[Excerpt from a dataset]
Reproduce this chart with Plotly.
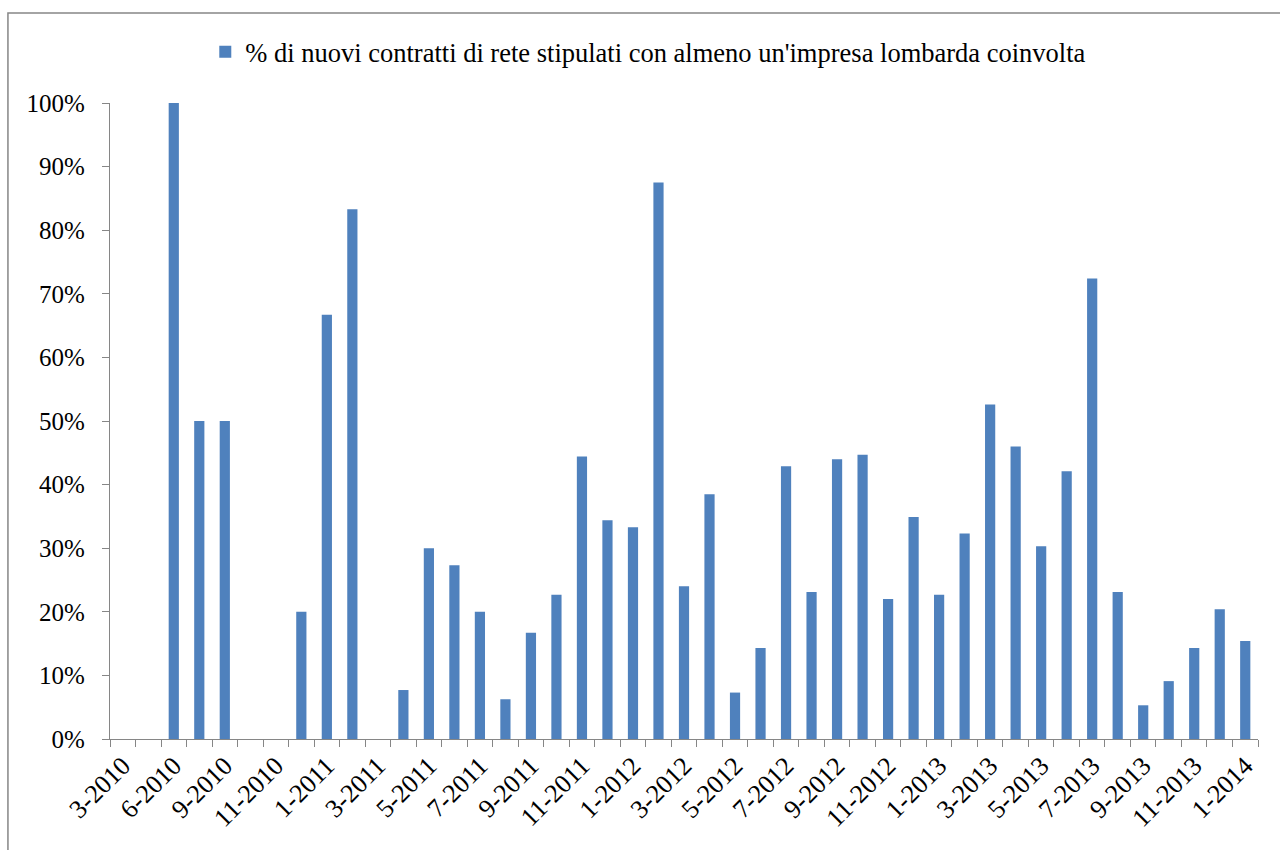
import plotly.graph_objects as go

# Monthly periods (category axis) and share of new network contracts with a Lombard firm
periods = [
    "3-2010", "4-2010", "6-2010", "7-2010", "9-2010", "10-2010",
    "11-2010", "12-2010",
    "1-2011", "2-2011", "3-2011", "4-2011", "5-2011", "6-2011",
    "7-2011", "8-2011", "9-2011", "10-2011", "11-2011", "12-2011",
    "1-2012", "2-2012", "3-2012", "4-2012", "5-2012", "6-2012",
    "7-2012", "8-2012", "9-2012", "10-2012", "11-2012", "12-2012",
    "1-2013", "2-2013", "3-2013", "4-2013", "5-2013", "6-2013",
    "7-2013", "8-2013", "9-2013", "10-2013", "11-2013", "12-2013",
    "1-2014",
]

share_pct = [
    0.0, 0.0, 100.0, 50.0, 50.0, 0.0,
    0.0, 20.0,
    66.7, 83.3, 0.0, 7.7, 30.0, 27.3,
    20.0, 6.25, 16.7, 22.7, 44.4, 34.4,
    33.3, 87.5, 24.0, 38.5, 7.3, 14.3,
    42.9, 23.1, 44.0, 44.7, 22.0, 34.9,
    22.7, 32.3, 52.6, 46.0, 30.3, 42.1,
    72.4, 23.1, 5.3, 9.1, 14.3, 20.4,
    15.4,
]

series_name = "% di nuovi contratti di rete stipulati con almeno un'impresa lombarda coinvolta"

# every other period is labelled on the axis
tick_labels = [p if i % 2 == 0 else "" for i, p in enumerate(periods)]

share = [v / 100 for v in share_pct]

AXIS_GREY = "#868686"
SERIF = "Liberation Serif, Times New Roman, serif"

fig = go.Figure(
    go.Bar(
        x=periods,
        y=share,
        name=series_name,
        marker=dict(color="#4F81BD", line=dict(width=0)),
        showlegend=True,
    )
)

fig.update_layout(
    width=1280,
    height=850,
    margin=dict(l=110, r=22, t=103, b=111, autoexpand=False),
    paper_bgcolor="white",
    plot_bgcolor="white",
    font=dict(family=SERIF, size=25, color="black"),
    bargap=0.6,
    showlegend=True,
    legend=dict(
        orientation="h",
        x=0.083,
        xanchor="left",
        y=1.08,
        yanchor="middle",
        font=dict(family=SERIF, size=26.5, color="black"),
        bgcolor="rgba(0,0,0,0)",
        itemwidth=30,
    ),
    shapes=[
        dict(
            type="rect",
            xref="paper",
            yref="paper",
            x0=-0.0889,
            x1=1.03,
            y0=-0.2,
            y1=1.1415,
            line=dict(color=AXIS_GREY, width=1.5),
            fillcolor="rgba(0,0,0,0)",
            layer="below",
        )
    ],
)

fig.update_xaxes(
    type="category",
    tickmode="array",
    tickvals=periods,
    ticktext=tick_labels,
    tickangle=-45,
    tickson="boundaries",
    ticks="outside",
    ticklen=7,
    tickwidth=1.3,
    tickcolor=AXIS_GREY,
    showline=True,
    linecolor=AXIS_GREY,
    linewidth=1.3,
    showgrid=False,
    zeroline=False,
    automargin=False,
    tickfont=dict(family=SERIF, size=26, color="black"),
)

fig.update_yaxes(
    range=[0, 1],
    dtick=0.1,
    tick0=0,
    tickformat=".0%",
    ticks="outside",
    ticklen=7,
    tickwidth=1.3,
    tickcolor=AXIS_GREY,
    showline=True,
    linecolor=AXIS_GREY,
    linewidth=1.3,
    showgrid=False,
    zeroline=False,
    automargin=False,
    ticklabelstandoff=12,
    tickfont=dict(family=SERIF, size=25, color="black"),
)

fig.write_html("out.html")
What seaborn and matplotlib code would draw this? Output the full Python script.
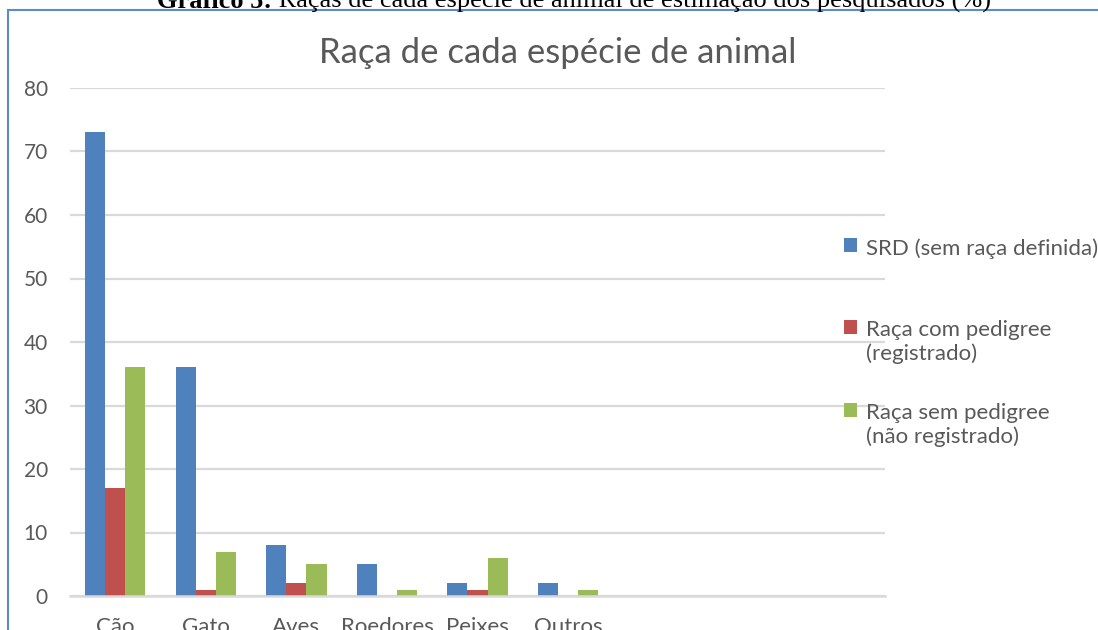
import matplotlib

matplotlib.use("Agg")
import matplotlib.pyplot as plt
import pandas as pd
import seaborn as sns
from matplotlib.patches import Rectangle

# chart data
categories = ["Cão", "Gato", "Aves", "Roedores", "Peixes", "Outros"]
blank_slots = ["", " ", "  "]
series_names = [
    "SRD (sem raça definida)",
    "Raça com pedigree\n(registrado)",
    "Raça sem pedigree\n(não registrado)",
]
srd = [73, 36, 8, 5, 2, 2]
com_pedigree = [17, 1, 2, 0, 1, 0]
sem_pedigree = [36, 7, 5, 1, 6, 1]
y_ticks = [0, 10, 20, 30, 40, 50, 60, 70, 80]

title = "Raça de cada espécie de animal"
caption_bold = "Gráfico 5:"
caption_rest = " Raças de cada espécie de animal de estimação dos pesquisados (%)"

colors = ["#4F81BD", "#C0504D", "#9BBB59"]
text_grey = "#595959"
grid_grey = "#D9D9D9"

df = pd.DataFrame(
    {
        "categoria": categories * 3,
        "serie": [s for s in series_names for _ in categories],
        "valor": srd + com_pedigree + sem_pedigree,
    }
)

sns.set_theme(style="white")
plt.rcParams["font.family"] = ["Lato", "DejaVu Sans"]

fig = plt.figure(figsize=(10.98, 6.3), dpi=100)
ax = fig.add_axes([70 / 1098, 34 / 630, 815 / 1098, 508 / 630])

sns.barplot(
    data=df,
    x="categoria",
    y="valor",
    hue="serie",
    order=categories + blank_slots,
    hue_order=series_names,
    palette=colors,
    width=2 / 3,
    gap=0,
    linewidth=0,
    saturation=1,
    errorbar=None,
    ax=ax,
)

ax.set_ylim(0, 80)
ax.set_xlim(-0.5, len(categories) + len(blank_slots) - 0.5)
ax.set_yticks(y_ticks)
ax.yaxis.grid(True, color=grid_grey, linewidth=1.6)
ax.set_axisbelow(True)
for side in ["top", "right", "left"]:
    ax.spines[side].set_visible(False)
ax.spines["bottom"].set_color(grid_grey)
ax.spines["bottom"].set_linewidth(1.8)
ax.set_xlabel("")
ax.set_ylabel("")
ax.tick_params(axis="y", length=0, pad=16, labelsize=15, labelcolor=text_grey)
ax.tick_params(axis="x", length=0, pad=15, labelsize=16, labelcolor=text_grey)

fig.text(0.508, 1 - 53 / 630, title, ha="center", va="center", fontsize=25, color=text_grey)

# every legend entry gets two lines of height, like Excel's even spacing
handles, _ = ax.get_legend_handles_labels()
legend_labels = [s if "\n" in s else s + "\n" for s in series_names]
leg = ax.legend(
    handles,
    legend_labels,
    loc="upper left",
    bbox_to_anchor=(844 / 1098, 1 - 238 / 630),
    bbox_transform=fig.transFigure,
    frameon=False,
    fontsize=16,
    labelcolor=text_grey,
    handlelength=0.6,
    handleheight=0.6,
    handletextpad=0.38,
    labelspacing=1.73,
    borderaxespad=0,
    borderpad=0,
)
for row in leg._legend_handle_box.get_children()[0].get_children():
    row.align = "top"
for txt in leg.get_texts():
    txt.set_linespacing(1.2)

# document frame and clipped caption above it
fig.patches.append(
    Rectangle((8 / 1098, -0.05), 1.2, 1 - 10 / 630 + 0.05, transform=fig.transFigure,
              fill=False, edgecolor="#5B8BCB", linewidth=1.5)
)
cap_y = 1 - 8 / 630
cap_kw = dict(va="baseline", fontsize=19, family="Liberation Serif", color="black")
bold = fig.text(0, cap_y, caption_bold, fontweight="bold", **cap_kw)
rest = fig.text(0, cap_y, caption_rest, **cap_kw)
renderer = fig.canvas.get_renderer()
w_bold = bold.get_window_extent(renderer).width / 1098
w_rest = rest.get_window_extent(renderer).width / 1098
start = 0.523 - (w_bold + w_rest) / 2
bold.set_x(start)
rest.set_x(start + w_bold)

fig.savefig("out.png", dpi=100)
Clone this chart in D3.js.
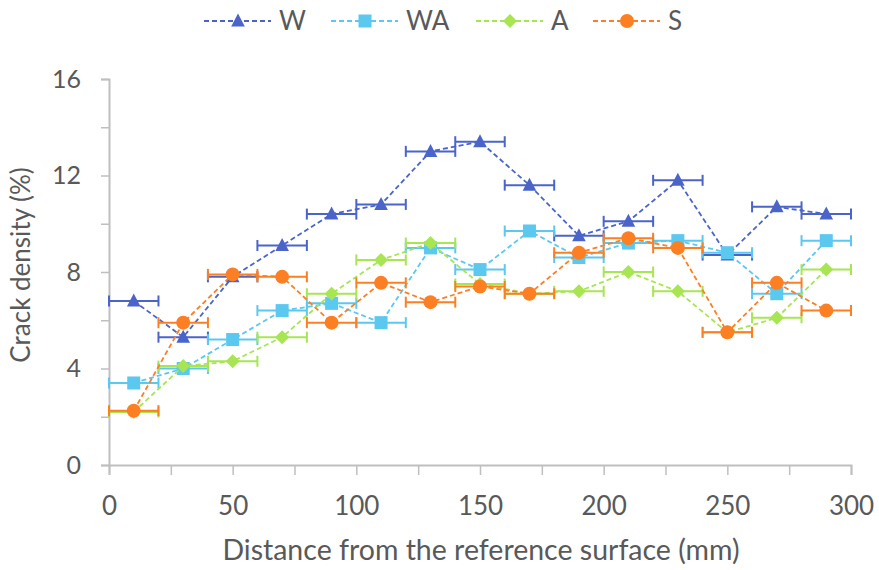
<!DOCTYPE html>
<html>
<head>
<meta charset="utf-8">
<script src="https://cdn.jsdelivr.net/npm/d3@7"></script>
<style>
  body { margin: 0; background: #fff; }
  svg { display: block; font-family: Lato, "Open Sans", sans-serif; }
</style>
</head>
<body>
<div id="chart"></div>
<script>
// distance from reference surface (mm), centre of each 20 mm slice
const distances = [10, 30, 50, 70, 90, 110, 130, 150, 170, 190, 210, 230, 250, 270, 290];
const errHalf = 10;

// crack density (%) per series
const wValues  = [6.8, 5.3, 7.8, 9.1, 10.4, 10.8, 13.0, 13.4, 11.6, 9.5, 10.1, 11.8, 8.7, 10.7, 10.4];
const waValues = [3.4, 4.0, 5.2, 6.4, 6.7, 5.9, 9.0, 8.1, 9.7, 8.6, 9.2, 9.3, 8.8, 7.1, 9.3];
const aValues  = [2.2, 4.1, 4.3, 5.3, 7.1, 8.5, 9.2, 7.5, 7.1, 7.2, 8.0, 7.2, 5.5, 6.1, 8.1];
const sValues  = [2.25, 5.9, 7.9, 7.8, 5.9, 7.55, 6.75, 7.4, 7.1, 8.8, 9.4, 9.0, 5.5, 7.55, 6.4];

const seriesNames = ["W", "WA", "A", "S"];
const seriesColors = ["#4a64c9", "#5bc8f0", "#a7e552", "#fd7f23"];
const seriesShapes = ["triangle", "square", "diamond", "circle"];
const seriesValues = [wValues, waValues, aValues, sValues];

const xTicks = [0, 50, 100, 150, 200, 250, 300];
const yTicks = [0, 4, 8, 12, 16];

const width = 879, height = 570;
const margin = { left: 109, right: 28, top: 79, bottom: 105 };

const svg = d3.select("#chart").append("svg")
	.attr("width", width)
	.attr("height", height);

const x = d3.scaleLinear().domain([0, 300]).range([margin.left, width - margin.right]);
const y = d3.scaleLinear().domain([0, 16]).range([height - margin.bottom, margin.top]);

const axisColor = "#bfbfbf";
const textColor = "#595959";

// axes
const xAxis = svg.append("g")
	.attr("transform", "translate(0," + y(0) + ")")
	.call(d3.axisBottom(x).tickValues(d3.range(0, 301, 25)).tickSize(10).tickFormat(d => xTicks.includes(d) ? d : ""));
xAxis.select(".domain").attr("stroke", axisColor).attr("stroke-width", 2);
xAxis.selectAll(".tick line").attr("stroke", axisColor).attr("stroke-width", 1.5);
xAxis.selectAll(".tick text")
	.attr("fill", textColor).attr("font-size", 26)
	.attr("y", 50).attr("dy", 0)
	.attr("font-family", "Lato, sans-serif");

const yAxis = svg.append("g")
	.attr("transform", "translate(" + x(0) + ",0)")
	.call(d3.axisLeft(y).tickValues(d3.range(0, 17, 2)).tickSize(8).tickPadding(20).tickFormat(d => yTicks.includes(d) ? d : ""));
yAxis.select(".domain").attr("stroke", axisColor).attr("stroke-width", 2);
yAxis.selectAll(".tick line").attr("stroke", axisColor).attr("stroke-width", 1.5);
yAxis.selectAll(".tick text")
	.attr("fill", textColor).attr("font-size", 25)
	.attr("font-family", "Lato, sans-serif");

// axis titles
svg.append("text")
	.attr("x", 481)
	.attr("y", 560)
	.attr("text-anchor", "middle")
	.attr("fill", textColor)
	.attr("font-size", 28.5)
	.text("Distance from the reference surface (mm)");

svg.append("text")
	.attr("transform", "translate(30,265) rotate(-90)")
	.attr("text-anchor", "middle")
	.attr("fill", textColor)
	.attr("font-size", 26)
	.text("Crack density (%)");

function drawMarker(sel, shape, color) {
	if (shape === "circle") {
		sel.append("circle").attr("r", 7).attr("fill", color);
	} else if (shape === "square") {
		sel.append("rect").attr("x", -6.5).attr("y", -6.5).attr("width", 13).attr("height", 13).attr("fill", color);
	} else if (shape === "diamond") {
		sel.append("path").attr("d", "M0,-7L7,0L0,7L-7,0Z").attr("fill", color);
	} else {
		sel.append("path").attr("d", "M0,-7.5L6.8,5.5L-6.8,5.5Z").attr("fill", color);
	}
}

const line = d3.line().x((d, i) => x(distances[i])).y(d => y(d));

// series
seriesValues.forEach((vals, s) => {
	const color = seriesColors[s];
	const g = svg.append("g");

	g.append("path")
		.datum(vals)
		.attr("fill", "none")
		.attr("stroke", color)
		.attr("stroke-width", 1.8)
		.attr("stroke-dasharray", "5,3")
		.attr("d", line);

	const eb = g.selectAll(".eb").data(vals).enter().append("g");
	eb.append("line")
		.attr("x1", (d, i) => x(distances[i] - errHalf))
		.attr("x2", (d, i) => x(distances[i] + errHalf))
		.attr("y1", d => y(d)).attr("y2", d => y(d))
		.attr("stroke", color).attr("stroke-width", 2);
	[-1, 1].forEach(side => {
		eb.append("line")
			.attr("x1", (d, i) => x(distances[i] + side * errHalf))
			.attr("x2", (d, i) => x(distances[i] + side * errHalf))
			.attr("y1", d => y(d) - 5.5).attr("y2", d => y(d) + 5.5)
			.attr("stroke", color).attr("stroke-width", 2);
	});

	g.selectAll(".mk").data(vals).enter().append("g")
		.attr("transform", (d, i) => "translate(" + x(distances[i]) + "," + y(d) + ")")
		.each(function() { drawMarker(d3.select(this), seriesShapes[s], color); });
});

// legend
const legendX = [204, 331, 476, 593];
const legendY = 21;
seriesNames.forEach((name, s) => {
	const color = seriesColors[s];
	const lg = svg.append("g").attr("transform", "translate(" + legendX[s] + "," + legendY + ")");
	lg.append("line")
		.attr("x1", 0).attr("x2", 67).attr("y1", 0).attr("y2", 0)
		.attr("stroke", color).attr("stroke-width", 1.8).attr("stroke-dasharray", "5,3");
	const m = lg.append("g").attr("transform", "translate(34,0)");
	drawMarker(m, seriesShapes[s], color);
	lg.append("text")
		.attr("x", 75).attr("y", 9)
		.attr("fill", textColor)
		.attr("font-size", 26)
		.text(name);
});
</script>
</body>
</html>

▶ What is asked:
Check each line above for the word "chart" and copy the ones that have it.

▶ Worked solution:
Reproduce this chart with Plotly.
# chart data
Clone this chart in D3.js.
<div id="chart"></div>
const svg = d3.select("#chart").append("svg")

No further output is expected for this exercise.